8. Yoga. Based on ancient tradition, yoga utilizes a series of specific bodily postures practiced for health and relaxation. Planners who respond to a demand from attendees at events, to have recreation for families and friends, are taking advantage of local yoga studios and instructors to feature a value-added component for their events.

9. Personal Training. Education, training and proper credentialing for personal trainers have become increasingly important to the health and fitness facilities that employ them; as a result, event owners are beginning to request information on the qualifications of any individuals on staff at venues who will be caring for athletes.

10. Exercise and Weight Loss. It’s not just for New Year’s any more, and it’s driving tremendous growth in sports events. As individuals, particularly adults, return to fitness, they are seeking measurable results.

11. Fitness programs for older adults. Sports like pickleball, cycling and Masters Swimming are bringing in the 50-plus crowd and reaping the financial rewards. If planners aren’t aiming at this demographic, they’re missing out.

12. Functional fitness. Defined as using strength training to improve balance, coordination, force, power, and endurance to enhance someone’s ability to perform activities of daily living, functional fitness continues to grow. An offshoot of it is the ramped-up version used by cross-fitness competitors (another growth area in sports events).

13. Outdoor activities. Hiking, canoeing, kayaking, and games or sports are examples of outdoor activities, but so are overnight activities such as camping and mountain climbing. Adventure racing events fall into this category as well.
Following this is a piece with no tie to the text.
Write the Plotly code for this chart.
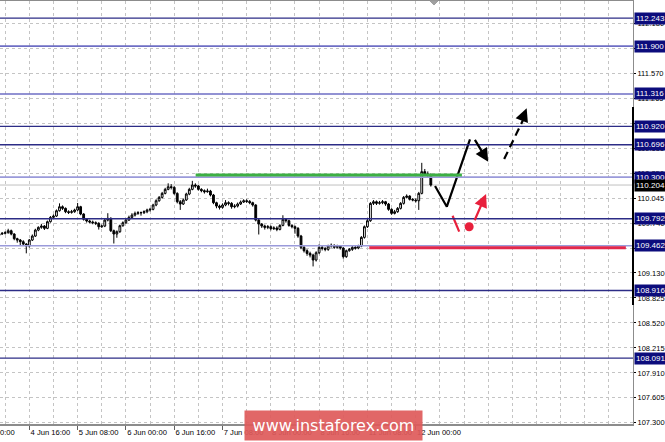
import plotly.graph_objects as go

# ---------------- data (H1 bars; x = bar index, 0 = 4 Jun 00:00) ----------------
bar_index = list(range(6, 150))
close = [109.606, 109.614, 109.622, 109.646, 109.606, 109.549, 109.532, 109.512, 109.483, 109.459,
         109.532, 109.581, 109.654, 109.687, 109.703, 109.675, 109.756, 109.809, 109.825, 109.890,
         109.939, 109.919, 109.878, 109.870, 109.878, 109.899, 109.939, 109.850, 109.785, 109.764,
         109.752, 109.744, 109.736, 109.695, 109.703, 109.776, 109.797, 109.646, 109.606, 109.634,
         109.707, 109.744, 109.776, 109.809, 109.837, 109.858, 109.866, 109.866, 109.878, 109.899,
         109.907, 109.960, 110.012, 110.053, 110.102, 110.151, 110.183, 110.175, 110.102, 110.000,
         109.972, 110.021, 110.094, 110.151, 110.204, 110.192, 110.151, 110.135, 110.122, 110.130,
         110.082, 109.988, 109.947, 109.931, 109.960, 109.988, 109.980, 109.939, 109.947, 109.972,
         109.996, 110.012, 110.004, 109.988, 109.960, 109.776, 109.727, 109.703, 109.687, 109.695,
         109.671, 109.679, 109.662, 109.711, 109.785, 109.768, 109.711, 109.695, 109.675, 109.581,
         109.443, 109.402, 109.369, 109.349, 109.288, 109.377, 109.443, 109.430, 109.418, 109.459,
         109.467, 109.443, 109.459, 109.434, 109.329, 109.402, 109.418, 109.443, 109.434, 109.459,
         109.565, 109.695, 109.768, 109.980, 110.000, 109.980, 109.988, 110.000, 109.972, 109.907,
         109.858, 109.878, 109.919, 109.980, 110.053, 110.069, 110.029, 110.021, 110.012, 110.102,
         110.367, 110.338, 110.325, 110.204]
open_ = [109.590] + close[:-1]
high = [109.625, 109.630, 109.640, 109.670, 109.660, 109.615, 109.560, 109.545, 109.530, 109.495,
        109.545, 109.600, 109.670, 109.700, 109.730, 109.715, 109.770, 109.825, 109.845, 109.905,
        109.980, 109.955, 109.930, 109.895, 109.900, 109.915, 109.985, 109.950, 109.860, 109.800,
        109.780, 109.770, 109.760, 109.750, 109.720, 109.790, 109.860, 109.810, 109.660, 109.650,
        109.720, 109.760, 109.795, 109.830, 109.860, 109.880, 109.885, 109.880, 109.895, 109.915,
        109.925, 109.975, 110.030, 110.070, 110.120, 110.170, 110.225, 110.215, 110.190, 110.115,
        110.020, 110.040, 110.110, 110.170, 110.255, 110.225, 110.205, 110.165, 110.150, 110.160,
        110.145, 110.095, 110.000, 109.965, 109.980, 110.020, 110.005, 109.995, 109.970, 109.990,
        110.015, 110.030, 110.030, 110.020, 110.000, 109.970, 109.790, 109.740, 109.720, 109.715,
        109.710, 109.700, 109.700, 109.725, 109.835, 109.800, 109.780, 109.725, 109.710, 109.690,
        109.595, 109.460, 109.420, 109.390, 109.365, 109.395, 109.480, 109.465, 109.445, 109.475,
        109.490, 109.480, 109.475, 109.470, 109.445, 109.415, 109.435, 109.460, 109.465, 109.475,
        109.580, 109.710, 109.790, 109.995, 110.020, 110.015, 110.010, 110.020, 110.010, 109.985,
        109.920, 109.900, 109.935, 109.995, 110.070, 110.090, 110.080, 110.045, 110.040, 110.120,
        110.475, 110.400, 110.370, 110.345]
low = [109.575, 109.595, 109.600, 109.610, 109.590, 109.530, 109.500, 109.470, 109.460, 109.370,
       109.440, 109.520, 109.570, 109.640, 109.670, 109.655, 109.665, 109.745, 109.795, 109.815,
       109.880, 109.900, 109.860, 109.850, 109.855, 109.865, 109.885, 109.835, 109.770, 109.745,
       109.735, 109.725, 109.715, 109.660, 109.680, 109.690, 109.760, 109.630, 109.490, 109.560,
       109.620, 109.695, 109.730, 109.765, 109.795, 109.820, 109.840, 109.830, 109.850, 109.860,
       109.880, 109.895, 109.945, 110.000, 110.040, 110.090, 110.140, 110.150, 110.085, 109.980,
       109.900, 109.960, 110.010, 110.080, 110.140, 110.170, 110.135, 110.115, 110.100, 110.110,
       110.065, 109.970, 109.920, 109.905, 109.915, 109.945, 109.955, 109.915, 109.920, 109.930,
       109.960, 109.985, 109.985, 109.970, 109.940, 109.760, 109.600, 109.680, 109.660, 109.665,
       109.650, 109.655, 109.640, 109.650, 109.700, 109.745, 109.695, 109.675, 109.610, 109.560,
       109.420, 109.380, 109.340, 109.320, 109.210, 109.270, 109.360, 109.405, 109.395, 109.400,
       109.440, 109.425, 109.430, 109.415, 109.305, 109.315, 109.390, 109.400, 109.415, 109.420,
       109.445, 109.550, 109.680, 109.755, 109.960, 109.960, 109.965, 109.970, 109.950, 109.890,
       109.840, 109.845, 109.865, 109.905, 109.965, 110.040, 110.015, 110.005, 109.990, 109.900,
       110.090, 110.320, 110.300, 110.185]

tick_index = [16, 32, 48, 64, 80, 96, 112, 128, 144]
tick_labels = ["4 Jun 16:00", "5 Jun 08:00", "6 Jun 00:00", "6 Jun 16:00", "7 Jun 08:00",
               "8 Jun 00:00", "8 Jun 16:00", "11 Jun 08:00", "12 Jun 00:00"]

levels = [112.243, 111.900, 111.316, 110.920, 110.696, 110.300, 109.792, 109.462, 108.916, 108.091]
level_colors = ["#2c2c86", "#6e6ec4", "#6e6ec4", "#2c2c86", "#2c2c86", "#9a9ada", "#2c2c86",
                "#9a9ada", "#2c2c86", "#2c2c86"]
bid_price = 110.204

green_level = 110.325
green_span = [71.1, 159.3]
red_level = 109.438
red_span = [128.6, 213.6]

# forecast path (bar index, price)
zigzag_x = [150.4, 154.3, 161.97]
zigzag_y = [110.192, 109.939, 110.762]
arrow2 = [163.3, 110.774, 168.0, 110.488]
dashed_arrow = [173.3, 110.521, 180.75, 111.140]
red_dash = [156.2, 109.829, 158.4, 109.634]
red_dot = [161.7, 109.695]
red_arrow = [163.3, 109.756, 167.3, 110.094]

# ---------------- figure ----------------
GRID = "#c4c4c4"
FONT = "Liberation Sans"

fig = go.Figure()
fig.add_trace(go.Candlestick(
    x=bar_index, open=open_, high=high, low=low, close=close,
    increasing=dict(line=dict(color="black", width=1), fillcolor="white"),
    decreasing=dict(line=dict(color="black", width=1), fillcolor="black"),
    showlegend=False, hoverinfo="skip"))

fig.add_trace(go.Scatter(x=zigzag_x, y=zigzag_y, mode="lines",
                         line=dict(color="black", width=2.2), showlegend=False, hoverinfo="skip"))
fig.add_trace(go.Scatter(x=[red_dash[0], red_dash[2]], y=[red_dash[1], red_dash[3]], mode="lines",
                         line=dict(color="#e8203c", width=2.2), showlegend=False, hoverinfo="skip"))
fig.add_trace(go.Scatter(x=[red_dot[0]], y=[red_dot[1]], mode="markers",
                         marker=dict(color="#e8203c", size=9), showlegend=False, hoverinfo="skip"))

shapes = []
for lv, col in zip(levels, level_colors):
    w = 1.6 if col != "#2c2c86" else 1.3
    shapes.append(dict(type="line", xref="paper", x0=0, x1=1, yref="y", y0=lv, y1=lv,
                       line=dict(color=col, width=w), layer="above"))
shapes.append(dict(type="line", xref="paper", x0=0, x1=1, yref="y", y0=bid_price, y1=bid_price,
                   line=dict(color="#c0c0c0", width=1), layer="below"))
shapes.append(dict(type="line", xref="x", x0=green_span[0], x1=green_span[1], yref="y",
                   y0=green_level, y1=green_level, line=dict(color="#3cb043", width=3), layer="above"))
shapes.append(dict(type="line", xref="x", x0=red_span[0], x1=red_span[1], yref="y",
                   y0=red_level, y1=red_level, line=dict(color="#e2284c", width=3), layer="above"))
shapes.append(dict(type="line", xref="x", x0=dashed_arrow[0], x1=dashed_arrow[2], yref="y",
                   y0=dashed_arrow[1], y1=dashed_arrow[3] - 0.05,
                   line=dict(color="black", width=2.2, dash="8px,5px"), layer="above"))
# price-scale marker on right axis
shapes.append(dict(type="line", xref="paper", x0=1, x1=1, yref="y", y0=108.739, y1=111.156,
                   line=dict(color="black", width=2), layer="above"))
# chart-shift triangle at top
shapes.append(dict(type="path", xref="paper", yref="paper",
                   path="M 0.6793 1 L 0.6919 1 L 0.6856 0.9905 Z",
                   fillcolor="#a0a0a0", line=dict(color="#a0a0a0", width=1)))

annotations = []
for lv in levels:
    annotations.append(dict(xref="paper", x=1, xanchor="left", xshift=1, yref="y", y=lv,
                            text=f"{lv:.3f}", showarrow=False, bgcolor="#0c0c7c",
                            font=dict(color="white", size=8, family=FONT), borderpad=1))
annotations.append(dict(xref="paper", x=1, xanchor="left", xshift=1, yref="y", y=bid_price,
                        text=f"{bid_price:.3f}", showarrow=False, bgcolor="black",
                        font=dict(color="white", size=8, family=FONT), borderpad=1))
# arrows
annotations.append(dict(x=arrow2[2], y=arrow2[3], ax=arrow2[0], ay=arrow2[1], xref="x", yref="y",
                        axref="x", ayref="y", showarrow=True, arrowhead=2, arrowsize=1.2,
                        arrowwidth=2.2, arrowcolor="black", text=""))
annotations.append(dict(x=dashed_arrow[2], y=dashed_arrow[3], ax=-4, ay=10, xref="x", yref="y",
                        showarrow=True, arrowhead=2, arrowsize=1.2, arrowwidth=2.2,
                        arrowcolor="black", text=""))
annotations.append(dict(x=red_arrow[2], y=red_arrow[3], ax=red_arrow[0], ay=red_arrow[1],
                        xref="x", yref="y", axref="x", ayref="y", showarrow=True, arrowhead=2,
                        arrowsize=1.2, arrowwidth=2.2, arrowcolor="#e8203c", text=""))
# partially visible first time label
annotations.append(dict(xref="paper", x=0.027, xanchor="right", yref="paper", y=0, yanchor="top",
                        yshift=-2, text="4 Jun 00:00", showarrow=False,
                        font=dict(size=7.6, family=FONT, color="black")))
# watermark
annotations.append(dict(xref="paper", x=0.5269, xanchor="center", yref="paper", y=-0.0035,
                        yanchor="middle", text="www.instaforex.com", showarrow=False,
                        width=177, height=29, bgcolor="rgba(222,90,90,0.92)", borderpad=0,
                        font=dict(size=16, family="DejaVu Sans", color="white")))

fig.update_layout(
    width=665, height=442,
    margin=dict(l=0, r=32, t=1, b=18, autoexpand=False),
    paper_bgcolor="white", plot_bgcolor="white",
    showlegend=False, hovermode=False, boxgap=0.15,
    shapes=shapes, annotations=annotations,
    xaxis=dict(range=[6.29, 215.97], tickmode="array", tickvals=tick_index, ticktext=tick_labels,
               ticklabelposition="outside right", tickangle=0, ticks="outside", ticklen=4,
               tickcolor="#606060",
               showgrid=True, gridcolor=GRID, griddash="3px,3px", gridwidth=1,
               minor=dict(tick0=0, dtick=8, showgrid=True, gridcolor=GRID, griddash="3px,3px"),
               showline=True, mirror=True, linecolor="#8c8c8c", linewidth=1.5,
               rangeslider=dict(visible=False), zeroline=False, automargin=False,
               tickfont=dict(size=7.6, family=FONT, color="black")),
    yaxis=dict(side="right", range=[107.286, 112.451], tick0=107.3, dtick=0.305, tickformat=".3f",
               ticks="outside", ticklen=2, tickcolor="black", automargin=False,
               showgrid=True, gridcolor=GRID, griddash="3px,3px", gridwidth=1,
               showline=True, linecolor="#8c8c8c", linewidth=1, zeroline=False,
               tickfont=dict(size=7.5, family=FONT, color="black")),
)

fig.write_html("out.html", config={"displayModeBar": False},
               post_script="document.body.style.margin='0';document.body.style.overflow='hidden';")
From 14-20, trends expected to gather momentum include Group Personal Training, Wellness Coaching, Worksite Health Promotions, Smartphone Exercise Apps (often tied in with other trends such as HIIT), Outcome Measurements, Circuit Training and Flexibility and Mobility Rollers.

So what is the difference between a fad and a trend? A trend has staying power, whereas a fad comes and goes. However, the only true measure of which item belongs in which category is its staying power over time – and that is something that might have to wait for each successive year’s survey to evaluate. For event owners and rights holders, the right approach involves doing research, watching participation and sometimes even making a leap of faith and working to harness the momentum of a growing sport.